Sheila Pepe’s installation and drawings explore urban superstructures
Artist Sheila Pepe, who also writes art criticism for venues including Gay City News, focuses as much on the physicality of her materials as on the spaces that she defines in her room-filling installation at Susan Inglett Gallery, “Bridge and Tunnel.”
The matte fiber of her knotted shoelaces, their plasticized tips looking for all the world like beard stubble, work as counterpoint to powdered black industrial rubber bands and crocheted acrylic yarns. Her ceiling-focused work envisions a rope bridge collapsing out from the center of the room, reaching out in three directions to the walls of the gallery.
Airy and open, this stop-action vision gains both metaphoric and actual tension from rubber bands straining for support from the off-center structural pillar and walls of the gallery. Radiant purple laces and black banding drop down into a bristly testicle, then angle off into seven stringy stick legs that drop to the floor in echo of Eve Hesse’s late work. Another leg shoots off toward a more open working of strapping, secured to the walls with bolts and steel grips, which entangle knotted red shoelaces and pink yarn to redefine the windowed corner of the gallery in a rather drunken spider web.

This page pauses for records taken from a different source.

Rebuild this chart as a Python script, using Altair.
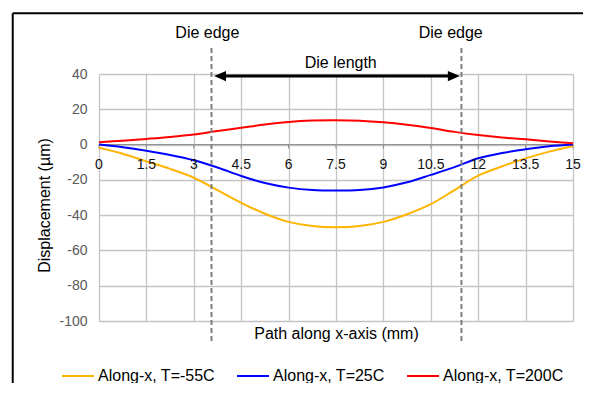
import altair as alt
import pandas as pd

# ---------------- data ----------------
x_vals = [0, 0.75, 1.5, 2.25, 3, 3.75, 4.5, 5.25, 6, 6.75, 7.5,
          8.25, 9, 9.75, 10.5, 11.25, 12, 12.75, 13.5, 14.25, 15]
t_m55 = [-1.8, -5.2, -9.5, -13.8, -18.8, -25.8, -33.0, -39.2, -43.8, -46.2, -46.9,
         -46.2, -43.8, -39.5, -33.8, -25.8, -17.6, -12.4, -7.8, -4.0, -0.8]
t_25 = [0.0, -1.5, -3.5, -5.9, -8.9, -13.0, -17.8, -21.8, -24.4, -25.8, -26.1,
        -25.8, -24.3, -21.4, -17.2, -12.8, -7.8, -4.8, -2.7, -1.0, 0.0]
t_200 = [1.3, 2.2, 3.2, 4.3, 5.7, 7.7, 9.5, 11.4, 12.8, 13.6, 13.8,
         13.5, 12.6, 11.2, 9.4, 7.2, 5.4, 4.0, 3.0, 1.8, 0.7]

series_names = ["Along-x, T=-55C", "Along-x, T=25C", "Along-x, T=200C"]
series_colors = ["#FFB400", "#0000FF", "#FF0000"]

x_ticks = [0, 1.5, 3, 4.5, 6, 7.5, 9, 10.5, 12, 13.5, 15]
x_tick_labels = ["0", "1.5", "3", "4.5", "6", "7.5", "9", "10.5", "12", "13.5", "15"]
y_ticks = [40, 20, 0, -20, -40, -60, -80, -100]

die_edges = [3.56, 11.47]
die_edge_label_x = [3.43, 11.13]
die_edge_label = ["Die edge", "Die edge"]
arrow_tips = [3.64, 11.42]
arrow_label = ["Die length"]

# ---------------- tables ----------------
rows = []
for name, vals in zip(series_names, [t_m55, t_25, t_200]):
    for xv, yv in zip(x_vals, vals):
        rows.append({"x": xv, "y": yv, "series": name})
df = pd.DataFrame(rows)
df_ticks = pd.DataFrame({"x": x_ticks, "label": x_tick_labels})
df_edges = pd.DataFrame({"x": die_edges})
df_edge_lbl = pd.DataFrame({"x": die_edge_label_x, "label": die_edge_label})
df_one = pd.DataFrame({"label": arrow_label})
df_head_l = pd.DataFrame({"x": [arrow_tips[0] + 0.19]})
df_head_r = pd.DataFrame({"x": [arrow_tips[1] - 0.19]})

FONT = "Liberation Sans"
xscale = alt.Scale(domain=[0, 15], nice=False, zero=False)
yscale = alt.Scale(domain=[-100, 40], nice=False, zero=False)

XAX = alt.Axis(values=x_ticks, grid=True, labels=False, ticks=False,
               domain=False, title="Path along x-axis (mm)",
               titleFontSize=16, titleFontWeight="normal",
               titleColor="#000000", titlePadding=4,
               gridColor="#C4C4C4", gridWidth=1.3)
YAX = alt.Axis(values=y_ticks, grid=True, ticks=False, domain=False,
               labelOverlap=False, labelExpr="toString(datum.value)",
               labelFontSize=14, labelColor="#595959", labelPadding=12,
               title="Displacement (µm)", titleFontSize=16,
               titleFontWeight="normal", titleColor="#000000",
               titlePadding=6, titleY=131,
               gridColor="#C4C4C4", gridWidth=1.3)


def XD(v):
    return alt.XDatum(v, axis=XAX, scale=xscale)


def X2D(v):
    return alt.X2Datum(v)


def YD(v):
    return alt.YDatum(v, axis=YAX, scale=yscale)


def Y2D(v):
    return alt.Y2Datum(v)


XF = alt.X("x:Q", axis=XAX, scale=xscale)

lines = alt.Chart(df).mark_line(strokeWidth=2, interpolate="catmull-rom").encode(
    x=XF,
    y=alt.Y("y:Q", scale=yscale, axis=YAX),
    color=alt.Color("series:N",
                    scale=alt.Scale(domain=series_names, range=series_colors),
                    sort=series_names,
                    legend=alt.Legend(title=None, orient="none", legendX=-38,
                                      legendY=285, direction="horizontal",
                                      symbolType="stroke", symbolSize=1024,
                                      symbolStrokeWidth=2, labelFontSize=16,
                                      labelColor="#000000", labelOffset=3,
                                      columnPadding=18, labelFont=FONT)),
)

zero_line = alt.Chart(df_one).mark_rule(color="#8C8C8C", strokeWidth=1).encode(
    y=YD(0))

zero_ticks = alt.Chart(df_ticks).mark_rule(color="#8C8C8C", strokeWidth=1).encode(
    x=XF, y=YD(0), y2=Y2D(-2.3))

tick_text = alt.Chart(df_ticks).mark_text(
    fontSize=14, baseline="alphabetic", dy=24, color="#111111", font=FONT
).encode(x=XF, y=YD(0), text="label:N")

edges = alt.Chart(df_edges).mark_rule(
    strokeDash=[5, 3], strokeWidth=2, color="#7F7F7F", clip=False
).encode(x=XF, y=YD(54.7), y2=Y2D(-113))

edge_text = alt.Chart(df_edge_lbl).mark_text(
    fontSize=16, baseline="middle", color="#000000", font=FONT, clip=False
).encode(x=XF, y=YD(63.5), text="label:N")

shaft = alt.Chart(df_one).mark_rule(strokeWidth=3, color="#000000", clip=False).encode(
    x=XD(arrow_tips[0] + 0.25), x2=X2D(arrow_tips[1] - 0.25), y=YD(38.8))

head_l = alt.Chart(df_head_l).mark_point(
    shape="M -1 0 L 1 -0.85 L 1 0.85 Z", size=144, filled=True,
    color="#000000", opacity=1, clip=False
).encode(x=XF, y=YD(38.8))
head_r = alt.Chart(df_head_r).mark_point(
    shape="M 1 0 L -1 -0.85 L -1 0.85 Z", size=144, filled=True,
    color="#000000", opacity=1, clip=False
).encode(x=XF, y=YD(38.8))

length_text = alt.Chart(df_one).mark_text(
    fontSize=16, baseline="middle", color="#000000", font=FONT, clip=False
).encode(x=XD(7.65), y=YD(46), text="label:N")

border_top = alt.Chart(df_one).mark_rule(strokeWidth=2, color="#000000", clip=False).encode(
    x=XD(-2.73), x2=X2D(17), y=YD(74.5))
border_left = alt.Chart(df_one).mark_rule(strokeWidth=2, color="#000000", clip=False).encode(
    x=XD(-2.73), y=YD(74.5), y2=Y2D(-180))

chart = alt.layer(
    zero_line, zero_ticks, lines, tick_text, edges, edge_text,
    shaft, head_l, head_r, length_text, border_top, border_left
).properties(
    width=474, height=247,
    autosize=alt.AutoSizeParams(type="none"),
    padding={"left": 91, "top": 66, "right": 10, "bottom": 62},
).configure(font=FONT).configure_view(stroke=None)

chart.save("out.html", embed_options={"renderer": "svg", "actions": False})
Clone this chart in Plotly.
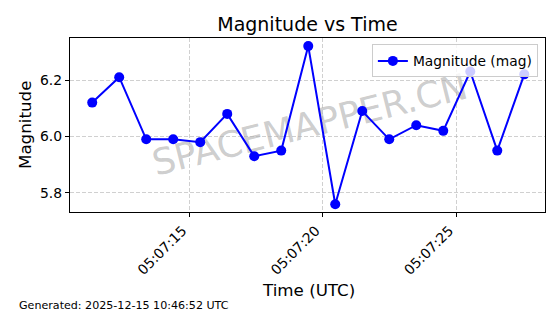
import plotly.graph_objects as go

times = [
    "2025-12-15 05:07:11.348", "2025-12-15 05:07:12.360", "2025-12-15 05:07:13.373",
    "2025-12-15 05:07:14.385", "2025-12-15 05:07:15.398", "2025-12-15 05:07:16.410",
    "2025-12-15 05:07:17.423", "2025-12-15 05:07:18.435", "2025-12-15 05:07:19.448",
    "2025-12-15 05:07:20.460", "2025-12-15 05:07:21.473", "2025-12-15 05:07:22.485",
    "2025-12-15 05:07:23.498", "2025-12-15 05:07:24.510", "2025-12-15 05:07:25.523",
    "2025-12-15 05:07:26.535", "2025-12-15 05:07:27.548",
]
magnitude = [6.12, 6.21, 5.99, 5.99, 5.98, 6.08, 5.93, 5.95, 6.32,
             5.76, 6.09, 5.99, 6.04, 6.02, 6.23, 5.95, 6.22]

x_ticks = ["2025-12-15 05:07:15", "2025-12-15 05:07:20", "2025-12-15 05:07:25"]
x_tick_labels = ["05:07:15", "05:07:20", "05:07:25"]
y_ticks = [5.8, 6.0, 6.2]
y_tick_labels = ["5.8", "6.0", "6.2"]

title_text = "Magnitude vs Time"
x_title = "Time (UTC)"
y_title = "Magnitude"
legend_name = "Magnitude (mag)"
footer = "Generated: 2025-12-15 10:46:52 UTC"
watermark = "SPACEMAPPER.CN"

FONT = "DejaVu Sans"

fig = go.Figure()
fig.add_trace(go.Scatter(
    x=times, y=magnitude, mode="lines+markers", name=legend_name,
    line=dict(color="#0000ff", width=2),
    marker=dict(color="#0000ff", size=10),
))

axis_common = dict(
    showline=True, linecolor="black", linewidth=1.2, mirror=True,
    ticks="outside", ticklen=4, tickcolor="black", tickwidth=1,
    showgrid=True, gridcolor="rgba(176,176,176,0.6)", griddash="4px,2px", gridwidth=0.8,
    zeroline=False, tickfont=dict(family=FONT, size=13.9, color="black"),
)

fig.update_layout(
    width=560, height=314, autosize=False,
    margin=dict(l=70, r=15, t=38, b=102, pad=0),
    paper_bgcolor="white", plot_bgcolor="white",
    font=dict(family=FONT, color="black"),
    title=dict(text=title_text, x=0.549, xanchor="center", y=1 - 24.5 / 314, yanchor="middle",
               font=dict(family=FONT, size=19, color="black")),
    xaxis=dict(type="date", range=["2025-12-15 05:07:10.515", "2025-12-15 05:07:28.325"],
               tickvals=x_ticks, ticktext=x_tick_labels, tickangle=-45, ticklabelshift=-7,
               **axis_common),
    yaxis=dict(range=[5.7327, 6.3487], tickvals=y_ticks, ticktext=y_tick_labels, **axis_common),
    showlegend=True,
    legend=dict(x=0.985, y=0.963, xanchor="right", yanchor="top",
                bgcolor="rgba(255,255,255,0.8)", bordercolor="#cccccc", borderwidth=1,
                font=dict(family=FONT, size=13.8, color="black")),
)

W, H = 475.0, 174.0
fig.add_annotation(text=x_title, xref="paper", yref="paper", x=(308 - 70) / W, y=(212.3 - 290) / H,
                   xanchor="center", yanchor="middle", showarrow=False,
                   font=dict(family=FONT, size=16.7, color="black"))
fig.add_annotation(text=y_title, xref="paper", yref="paper", x=(25 - 70) / W, y=0.5,
                   xanchor="center", yanchor="middle", showarrow=False, textangle=-90,
                   font=dict(family=FONT, size=16.7, color="black"))
fig.add_annotation(text=footer, xref="paper", yref="paper", x=(17 - 70) / W, y=(212.3 - 305.3) / H,
                   xanchor="left", yanchor="middle", showarrow=False,
                   font=dict(family=FONT, size=11.1, color="black"))

# watermark drawn beneath the data via a shape label
cx, cy = (309 - 70) / W, (212.3 - 122) / H
fig.add_shape(type="rect", xref="paper", yref="paper",
              x0=cx - 0.05, x1=cx + 0.05, y0=cy - 0.05, y1=cy + 0.05,
              line=dict(width=0), fillcolor="rgba(0,0,0,0)", layer="between",
              label=dict(text=watermark, textangle=-14, textposition="middle center",
                         font=dict(family=FONT, size=36, color="rgba(128,128,128,0.4)")))

fig.write_html("out.html")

Moving out on a tangent, Pepe also presents six finished drawings. Restricting her color to ink black, paper white, and either red or purple, the sheets are irregularly shaped patchwork rectangles where the focus is on the invention of line and the depth of overlapping spaces. Like a book entitled “Under the City” or “Superstructures Revealed” recognizable elements such as subways, water towers, and bridge and building supports are all open and layered over in a crazy quilt fashion.
While Pepe attempts to bring her spatial concerns under her sway in the installation, she undercuts herself by the display of her drawings in the same space. The drawings exist in a very different reality (2-D, prim, safe behind frame and glass) as things; the pillar and walls of the gallery get more attention and have more interaction with the artist’s installation than the drawings do. Pepe is clearly able to work her elements: she easily balances the slightly predatory aspect of the more clotted zones of her sculpture with the cool knotted, crocheted openwork spaces of the gallery.
But, I remain skeptical about the intentions of the overall installation of the drawings in the gallery and the way they tend to break up her site-specific work into a reading of parts. Everything counts in installation work. If your piece is attached to the wall by big rubber bands and metal hinges, how is that understood in relationship to two drawings behind glass not more than three feet away?